# Given task
Find how many lines hold the word "script". Give only the number.

------

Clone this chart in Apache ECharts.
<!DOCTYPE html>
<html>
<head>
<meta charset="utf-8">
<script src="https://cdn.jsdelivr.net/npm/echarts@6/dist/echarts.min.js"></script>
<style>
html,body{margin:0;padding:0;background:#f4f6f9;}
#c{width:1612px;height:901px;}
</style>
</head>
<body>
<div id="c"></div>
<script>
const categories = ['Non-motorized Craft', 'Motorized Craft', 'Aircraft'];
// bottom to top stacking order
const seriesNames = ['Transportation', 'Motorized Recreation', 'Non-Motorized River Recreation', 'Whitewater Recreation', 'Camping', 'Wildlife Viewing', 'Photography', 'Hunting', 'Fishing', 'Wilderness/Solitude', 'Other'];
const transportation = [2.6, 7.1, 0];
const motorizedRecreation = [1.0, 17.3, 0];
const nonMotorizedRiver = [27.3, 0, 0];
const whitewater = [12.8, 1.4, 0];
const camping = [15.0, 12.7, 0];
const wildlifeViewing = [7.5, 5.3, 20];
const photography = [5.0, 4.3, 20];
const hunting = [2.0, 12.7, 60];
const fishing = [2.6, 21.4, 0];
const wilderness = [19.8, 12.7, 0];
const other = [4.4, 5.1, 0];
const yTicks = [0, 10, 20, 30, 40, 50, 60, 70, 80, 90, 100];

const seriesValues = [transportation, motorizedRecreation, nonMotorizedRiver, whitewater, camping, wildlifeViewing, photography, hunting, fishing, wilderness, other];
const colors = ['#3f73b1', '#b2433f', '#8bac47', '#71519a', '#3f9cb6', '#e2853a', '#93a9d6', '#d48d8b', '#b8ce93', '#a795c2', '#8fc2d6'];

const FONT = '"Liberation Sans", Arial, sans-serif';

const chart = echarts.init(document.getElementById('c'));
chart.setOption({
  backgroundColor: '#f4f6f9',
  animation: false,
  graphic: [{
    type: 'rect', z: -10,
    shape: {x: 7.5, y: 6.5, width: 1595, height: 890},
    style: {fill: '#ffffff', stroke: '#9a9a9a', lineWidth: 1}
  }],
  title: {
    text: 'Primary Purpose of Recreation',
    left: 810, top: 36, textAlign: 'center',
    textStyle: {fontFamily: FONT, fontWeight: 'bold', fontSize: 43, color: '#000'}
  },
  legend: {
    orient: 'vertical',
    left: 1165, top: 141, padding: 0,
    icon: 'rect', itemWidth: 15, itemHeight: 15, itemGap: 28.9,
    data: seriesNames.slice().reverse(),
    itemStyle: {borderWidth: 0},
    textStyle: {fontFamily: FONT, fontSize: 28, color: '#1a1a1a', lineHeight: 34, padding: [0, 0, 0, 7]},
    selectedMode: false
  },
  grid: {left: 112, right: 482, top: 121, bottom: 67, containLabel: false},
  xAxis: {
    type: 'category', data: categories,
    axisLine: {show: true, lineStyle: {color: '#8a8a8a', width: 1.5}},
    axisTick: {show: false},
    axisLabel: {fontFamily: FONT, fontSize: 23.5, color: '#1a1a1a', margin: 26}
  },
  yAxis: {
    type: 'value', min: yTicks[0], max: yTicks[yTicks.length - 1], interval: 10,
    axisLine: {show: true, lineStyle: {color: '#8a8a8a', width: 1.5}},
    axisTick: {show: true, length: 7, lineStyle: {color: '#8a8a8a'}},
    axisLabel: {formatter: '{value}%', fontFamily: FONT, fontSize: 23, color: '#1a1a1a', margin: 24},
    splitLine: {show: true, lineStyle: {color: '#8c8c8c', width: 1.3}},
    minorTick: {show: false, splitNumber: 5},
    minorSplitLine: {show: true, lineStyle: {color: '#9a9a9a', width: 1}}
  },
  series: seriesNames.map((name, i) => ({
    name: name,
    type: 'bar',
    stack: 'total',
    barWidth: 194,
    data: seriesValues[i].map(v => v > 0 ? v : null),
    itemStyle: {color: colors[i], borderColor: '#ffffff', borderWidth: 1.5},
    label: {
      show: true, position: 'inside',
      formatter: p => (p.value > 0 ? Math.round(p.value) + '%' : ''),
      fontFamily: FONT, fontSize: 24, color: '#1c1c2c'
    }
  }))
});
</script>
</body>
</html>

------

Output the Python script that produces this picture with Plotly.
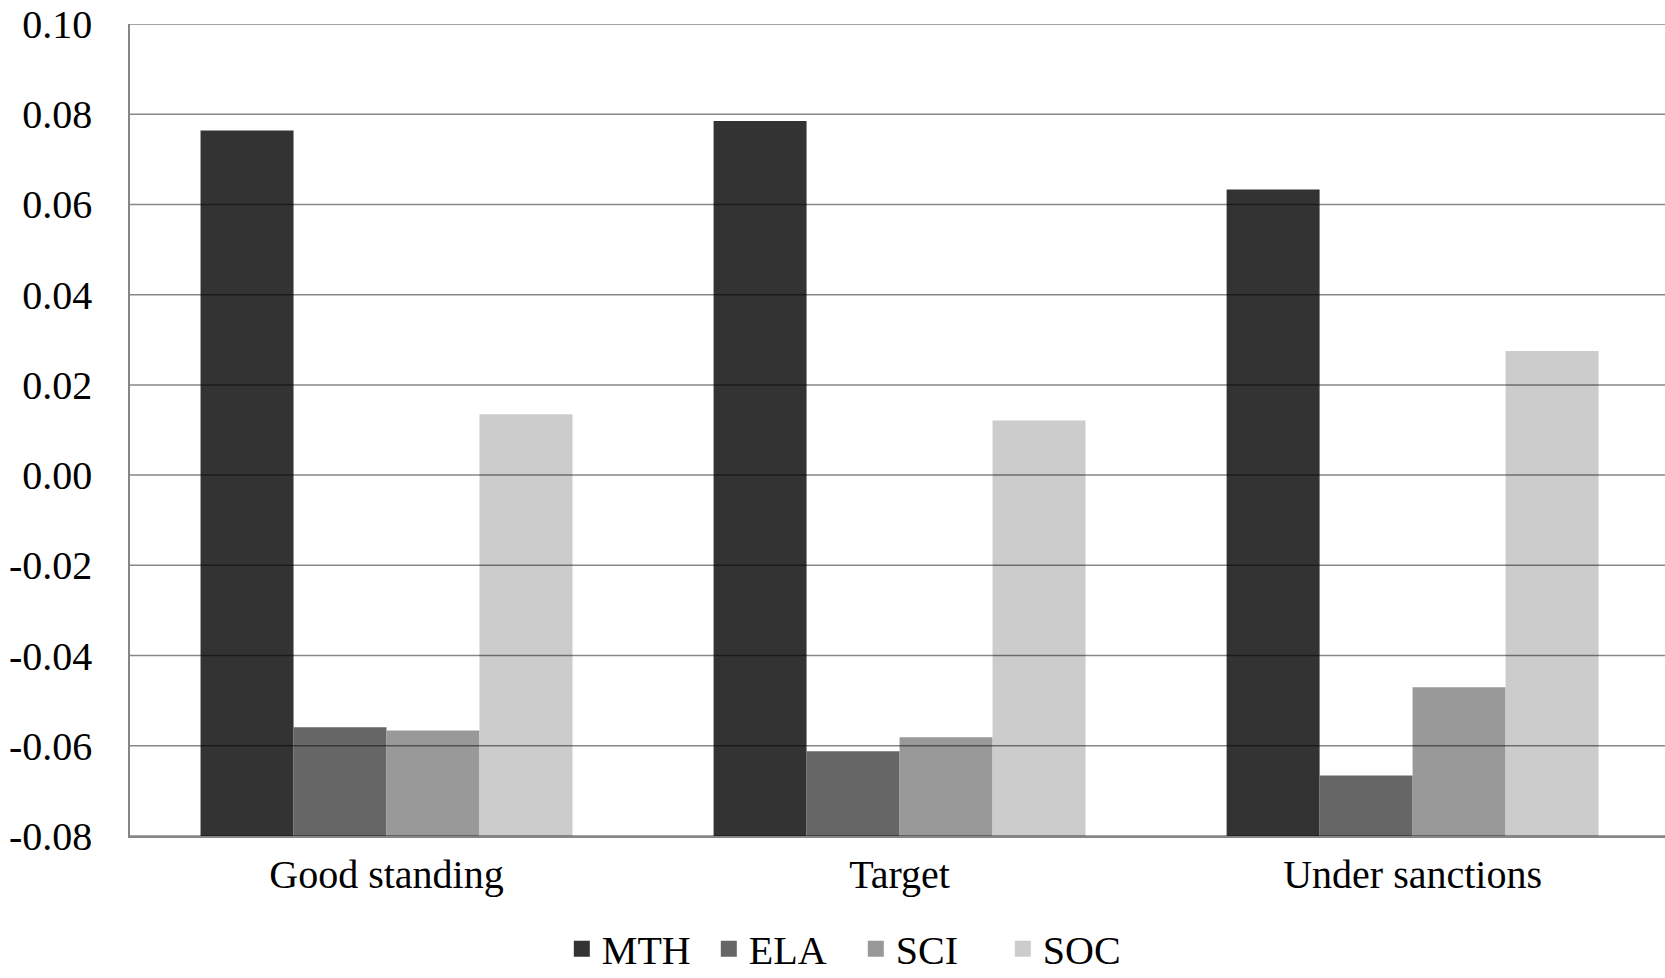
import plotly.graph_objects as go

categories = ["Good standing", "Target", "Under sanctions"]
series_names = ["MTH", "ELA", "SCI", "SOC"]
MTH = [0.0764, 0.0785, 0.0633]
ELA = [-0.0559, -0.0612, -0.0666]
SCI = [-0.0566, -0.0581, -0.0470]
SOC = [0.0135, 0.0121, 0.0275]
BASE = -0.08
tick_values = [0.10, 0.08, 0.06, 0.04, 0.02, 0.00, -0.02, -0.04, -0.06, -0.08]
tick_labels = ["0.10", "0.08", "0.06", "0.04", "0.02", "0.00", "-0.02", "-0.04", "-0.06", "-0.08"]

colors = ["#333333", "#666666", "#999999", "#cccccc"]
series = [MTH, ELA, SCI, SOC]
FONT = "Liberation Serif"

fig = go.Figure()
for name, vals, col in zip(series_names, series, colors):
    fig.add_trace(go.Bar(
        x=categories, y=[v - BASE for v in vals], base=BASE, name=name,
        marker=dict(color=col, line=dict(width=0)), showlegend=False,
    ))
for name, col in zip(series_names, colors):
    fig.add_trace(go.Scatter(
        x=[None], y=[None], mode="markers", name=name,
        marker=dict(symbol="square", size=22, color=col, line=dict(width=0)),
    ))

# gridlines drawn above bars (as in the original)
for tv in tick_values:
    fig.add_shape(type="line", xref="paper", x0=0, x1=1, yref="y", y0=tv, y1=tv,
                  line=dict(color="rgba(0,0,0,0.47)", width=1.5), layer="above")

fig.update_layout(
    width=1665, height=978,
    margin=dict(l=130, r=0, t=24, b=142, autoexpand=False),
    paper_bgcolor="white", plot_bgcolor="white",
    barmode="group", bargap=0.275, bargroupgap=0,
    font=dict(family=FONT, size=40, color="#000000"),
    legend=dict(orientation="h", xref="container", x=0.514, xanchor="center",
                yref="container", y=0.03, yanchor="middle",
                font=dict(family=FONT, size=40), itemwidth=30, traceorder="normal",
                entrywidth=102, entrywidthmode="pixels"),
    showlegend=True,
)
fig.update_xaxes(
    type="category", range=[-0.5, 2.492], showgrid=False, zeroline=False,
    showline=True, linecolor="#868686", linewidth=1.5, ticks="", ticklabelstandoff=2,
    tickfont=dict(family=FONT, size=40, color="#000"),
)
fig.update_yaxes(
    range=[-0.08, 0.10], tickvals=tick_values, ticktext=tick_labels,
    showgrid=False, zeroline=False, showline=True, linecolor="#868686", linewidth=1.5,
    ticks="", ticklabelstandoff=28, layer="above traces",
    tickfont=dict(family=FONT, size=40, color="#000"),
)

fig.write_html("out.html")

------

# Full answer
4